2) Ces résultats traduisent la crise profonde de l’Equateur

Depuis une vingtaine d’années, l’Equateur vit une crise économique, sociale, nationale et institutionnelle grave. Le pays a connu sept présidents en dix ans. Les trois derniers présidents élus ( Abdala Bucaram, Jamil Mahuad, Lucio Gutierez) n’ont pu terminer leur mandat.

Pourtant, les Etats Unis et le FMI ont soumis l’Equateur à des diktats libéraux exemplaires : budget "austère et équilibré", remboursement de la dette extérieure, "ajustement" des salaires, "amélioration de la compétitivité" du pays par des privatisations... A cela s’ajoute une corruption galopante et la fraude bancaire au détriment des petits épargnants.

Une telle politique a provoqué l’effondrement de l’économie équatorienne par rapport aux autres économies andines : chômage, exode rural, dégradation de l’environnement dans toutes les provinces, concentration des terres aux mains des plus riches, percée des multinationales dans de nombreux secteurs comme l’hôtellerie, aggravation de l’échange inégal, réduction au minimum du rôle de l’Etat ( en particulier dans l’éducation et la santé).

La (lente) montée du mouvement social et de la gauche anti-capitaliste en Amérique latine depuis 1994 s’est d’abord concrétisée en Equateur par la victoire du NON en 1995 lors d’un plébiscite sur les privatisations et les réformes politiques.
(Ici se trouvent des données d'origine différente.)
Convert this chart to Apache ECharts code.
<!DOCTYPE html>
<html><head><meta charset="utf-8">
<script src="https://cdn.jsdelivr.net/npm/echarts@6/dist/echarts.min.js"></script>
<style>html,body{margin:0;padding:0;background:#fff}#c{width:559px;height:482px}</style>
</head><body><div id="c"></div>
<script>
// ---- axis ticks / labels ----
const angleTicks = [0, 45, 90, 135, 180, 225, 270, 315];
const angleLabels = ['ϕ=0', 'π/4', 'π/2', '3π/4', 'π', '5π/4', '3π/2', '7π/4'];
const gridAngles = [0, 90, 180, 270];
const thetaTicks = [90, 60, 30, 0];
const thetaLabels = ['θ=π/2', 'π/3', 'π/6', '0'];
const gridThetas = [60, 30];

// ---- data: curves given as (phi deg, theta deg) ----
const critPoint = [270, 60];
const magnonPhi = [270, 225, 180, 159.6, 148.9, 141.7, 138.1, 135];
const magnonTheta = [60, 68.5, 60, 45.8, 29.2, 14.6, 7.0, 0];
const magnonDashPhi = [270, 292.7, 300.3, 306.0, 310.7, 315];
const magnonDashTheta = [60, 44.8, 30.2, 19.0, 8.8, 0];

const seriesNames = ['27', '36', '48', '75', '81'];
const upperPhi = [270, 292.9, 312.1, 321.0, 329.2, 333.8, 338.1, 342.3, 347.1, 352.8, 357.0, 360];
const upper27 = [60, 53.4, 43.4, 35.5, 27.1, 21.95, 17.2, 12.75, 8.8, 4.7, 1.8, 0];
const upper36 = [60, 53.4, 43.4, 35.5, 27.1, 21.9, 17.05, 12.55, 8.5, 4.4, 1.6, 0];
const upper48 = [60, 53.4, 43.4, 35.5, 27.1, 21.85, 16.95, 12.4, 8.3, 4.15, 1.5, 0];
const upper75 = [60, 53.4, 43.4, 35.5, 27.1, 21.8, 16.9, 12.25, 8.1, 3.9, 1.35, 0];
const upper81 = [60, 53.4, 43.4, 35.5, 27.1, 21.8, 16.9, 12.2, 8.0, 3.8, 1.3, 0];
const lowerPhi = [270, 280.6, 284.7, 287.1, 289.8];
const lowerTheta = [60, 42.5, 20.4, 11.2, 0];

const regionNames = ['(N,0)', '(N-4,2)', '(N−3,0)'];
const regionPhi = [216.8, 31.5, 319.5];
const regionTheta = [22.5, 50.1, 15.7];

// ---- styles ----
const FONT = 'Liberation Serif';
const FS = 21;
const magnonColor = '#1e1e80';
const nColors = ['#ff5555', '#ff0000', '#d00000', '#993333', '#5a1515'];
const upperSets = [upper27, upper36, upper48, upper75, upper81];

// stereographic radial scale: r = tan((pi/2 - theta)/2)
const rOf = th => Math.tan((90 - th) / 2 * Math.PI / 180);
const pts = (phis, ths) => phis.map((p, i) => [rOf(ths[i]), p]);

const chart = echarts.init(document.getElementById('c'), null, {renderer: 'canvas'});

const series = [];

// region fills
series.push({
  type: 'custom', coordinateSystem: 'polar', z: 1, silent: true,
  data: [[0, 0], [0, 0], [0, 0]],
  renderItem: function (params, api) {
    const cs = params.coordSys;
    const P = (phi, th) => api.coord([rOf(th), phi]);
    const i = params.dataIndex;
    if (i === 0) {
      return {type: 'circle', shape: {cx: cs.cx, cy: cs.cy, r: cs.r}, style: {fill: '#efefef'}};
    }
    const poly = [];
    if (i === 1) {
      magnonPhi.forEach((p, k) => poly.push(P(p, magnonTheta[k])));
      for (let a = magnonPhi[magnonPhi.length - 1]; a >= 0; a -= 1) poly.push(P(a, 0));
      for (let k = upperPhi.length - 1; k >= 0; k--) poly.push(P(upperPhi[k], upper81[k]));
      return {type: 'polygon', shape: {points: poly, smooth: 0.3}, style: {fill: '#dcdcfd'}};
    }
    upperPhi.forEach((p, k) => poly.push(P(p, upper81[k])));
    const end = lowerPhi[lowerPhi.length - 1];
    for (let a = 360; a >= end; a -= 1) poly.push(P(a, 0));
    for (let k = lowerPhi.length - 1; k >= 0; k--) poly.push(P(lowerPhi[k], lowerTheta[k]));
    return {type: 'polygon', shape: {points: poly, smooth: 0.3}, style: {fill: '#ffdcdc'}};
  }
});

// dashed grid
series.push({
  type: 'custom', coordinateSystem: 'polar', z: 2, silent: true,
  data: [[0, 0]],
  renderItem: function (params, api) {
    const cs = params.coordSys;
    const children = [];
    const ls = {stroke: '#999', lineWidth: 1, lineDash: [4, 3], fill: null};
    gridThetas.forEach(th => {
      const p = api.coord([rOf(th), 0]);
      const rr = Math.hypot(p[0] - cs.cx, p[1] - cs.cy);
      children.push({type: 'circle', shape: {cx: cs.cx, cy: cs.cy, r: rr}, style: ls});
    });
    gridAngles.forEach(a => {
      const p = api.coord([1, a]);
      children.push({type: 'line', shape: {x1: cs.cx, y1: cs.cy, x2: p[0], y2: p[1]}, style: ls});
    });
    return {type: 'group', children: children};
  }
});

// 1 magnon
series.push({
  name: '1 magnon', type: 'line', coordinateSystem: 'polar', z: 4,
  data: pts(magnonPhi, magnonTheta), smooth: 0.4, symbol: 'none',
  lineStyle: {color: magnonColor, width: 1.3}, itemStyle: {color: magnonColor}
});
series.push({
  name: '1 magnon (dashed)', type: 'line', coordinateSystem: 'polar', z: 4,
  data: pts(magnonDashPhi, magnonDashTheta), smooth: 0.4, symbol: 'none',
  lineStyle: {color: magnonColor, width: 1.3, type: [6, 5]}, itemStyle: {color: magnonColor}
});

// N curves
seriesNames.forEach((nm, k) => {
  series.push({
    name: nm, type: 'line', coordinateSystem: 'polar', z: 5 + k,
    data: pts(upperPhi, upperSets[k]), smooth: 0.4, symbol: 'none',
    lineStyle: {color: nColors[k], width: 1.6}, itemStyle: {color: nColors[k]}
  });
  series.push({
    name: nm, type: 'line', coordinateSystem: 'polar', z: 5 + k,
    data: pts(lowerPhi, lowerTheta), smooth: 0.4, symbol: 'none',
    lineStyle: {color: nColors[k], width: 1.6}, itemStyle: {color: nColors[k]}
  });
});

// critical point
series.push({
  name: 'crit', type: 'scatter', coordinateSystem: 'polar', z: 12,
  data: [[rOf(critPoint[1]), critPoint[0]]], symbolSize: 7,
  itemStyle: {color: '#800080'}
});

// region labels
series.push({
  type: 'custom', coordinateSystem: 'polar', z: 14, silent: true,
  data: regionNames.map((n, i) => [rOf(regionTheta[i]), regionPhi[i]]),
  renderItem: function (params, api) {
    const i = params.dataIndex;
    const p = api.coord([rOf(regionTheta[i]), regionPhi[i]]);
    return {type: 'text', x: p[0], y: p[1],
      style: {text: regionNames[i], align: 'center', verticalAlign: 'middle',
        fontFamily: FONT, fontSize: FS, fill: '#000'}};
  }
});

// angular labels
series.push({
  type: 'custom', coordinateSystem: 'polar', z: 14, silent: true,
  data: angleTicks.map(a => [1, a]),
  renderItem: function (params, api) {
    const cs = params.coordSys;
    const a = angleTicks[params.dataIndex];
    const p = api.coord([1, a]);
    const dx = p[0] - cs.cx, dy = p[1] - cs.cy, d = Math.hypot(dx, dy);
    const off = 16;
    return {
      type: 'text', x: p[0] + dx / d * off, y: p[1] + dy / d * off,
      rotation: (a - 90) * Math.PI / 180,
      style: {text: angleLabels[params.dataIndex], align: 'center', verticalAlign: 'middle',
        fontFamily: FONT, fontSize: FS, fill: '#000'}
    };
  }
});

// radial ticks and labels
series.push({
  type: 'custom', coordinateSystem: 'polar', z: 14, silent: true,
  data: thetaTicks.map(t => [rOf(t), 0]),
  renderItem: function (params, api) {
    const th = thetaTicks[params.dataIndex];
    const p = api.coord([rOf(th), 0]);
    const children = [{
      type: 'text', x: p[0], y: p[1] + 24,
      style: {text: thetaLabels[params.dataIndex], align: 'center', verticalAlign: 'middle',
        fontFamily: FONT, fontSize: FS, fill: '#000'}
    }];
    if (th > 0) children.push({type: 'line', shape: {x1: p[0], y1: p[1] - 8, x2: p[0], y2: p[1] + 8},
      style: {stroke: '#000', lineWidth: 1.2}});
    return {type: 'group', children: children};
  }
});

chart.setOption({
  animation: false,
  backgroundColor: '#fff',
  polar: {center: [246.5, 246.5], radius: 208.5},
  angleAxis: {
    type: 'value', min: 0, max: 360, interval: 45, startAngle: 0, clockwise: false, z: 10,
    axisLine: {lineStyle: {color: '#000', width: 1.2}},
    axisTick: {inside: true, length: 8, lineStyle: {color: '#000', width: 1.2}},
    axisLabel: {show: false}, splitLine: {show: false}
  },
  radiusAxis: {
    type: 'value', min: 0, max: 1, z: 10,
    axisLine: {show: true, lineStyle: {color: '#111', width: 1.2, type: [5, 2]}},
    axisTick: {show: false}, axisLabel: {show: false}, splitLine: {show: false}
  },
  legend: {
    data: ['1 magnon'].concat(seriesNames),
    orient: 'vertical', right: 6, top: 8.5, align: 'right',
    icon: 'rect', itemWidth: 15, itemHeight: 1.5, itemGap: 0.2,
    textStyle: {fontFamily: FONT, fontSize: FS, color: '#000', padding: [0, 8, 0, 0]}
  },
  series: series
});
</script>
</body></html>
Sur la lancée de ce NON, fin 1995, la Confédération des Nations Indigènes d’Equateur a proposé aux autres mouvements sociaux du pays la constitution d’un front unique social et politique : Pachakutik (Nouveau Pays). Personne ne pensait alors que ce mouvement allait remporter une élection présidentielle.

Je complèterai cet article dès connaissance des résultats complets du 2ème tour.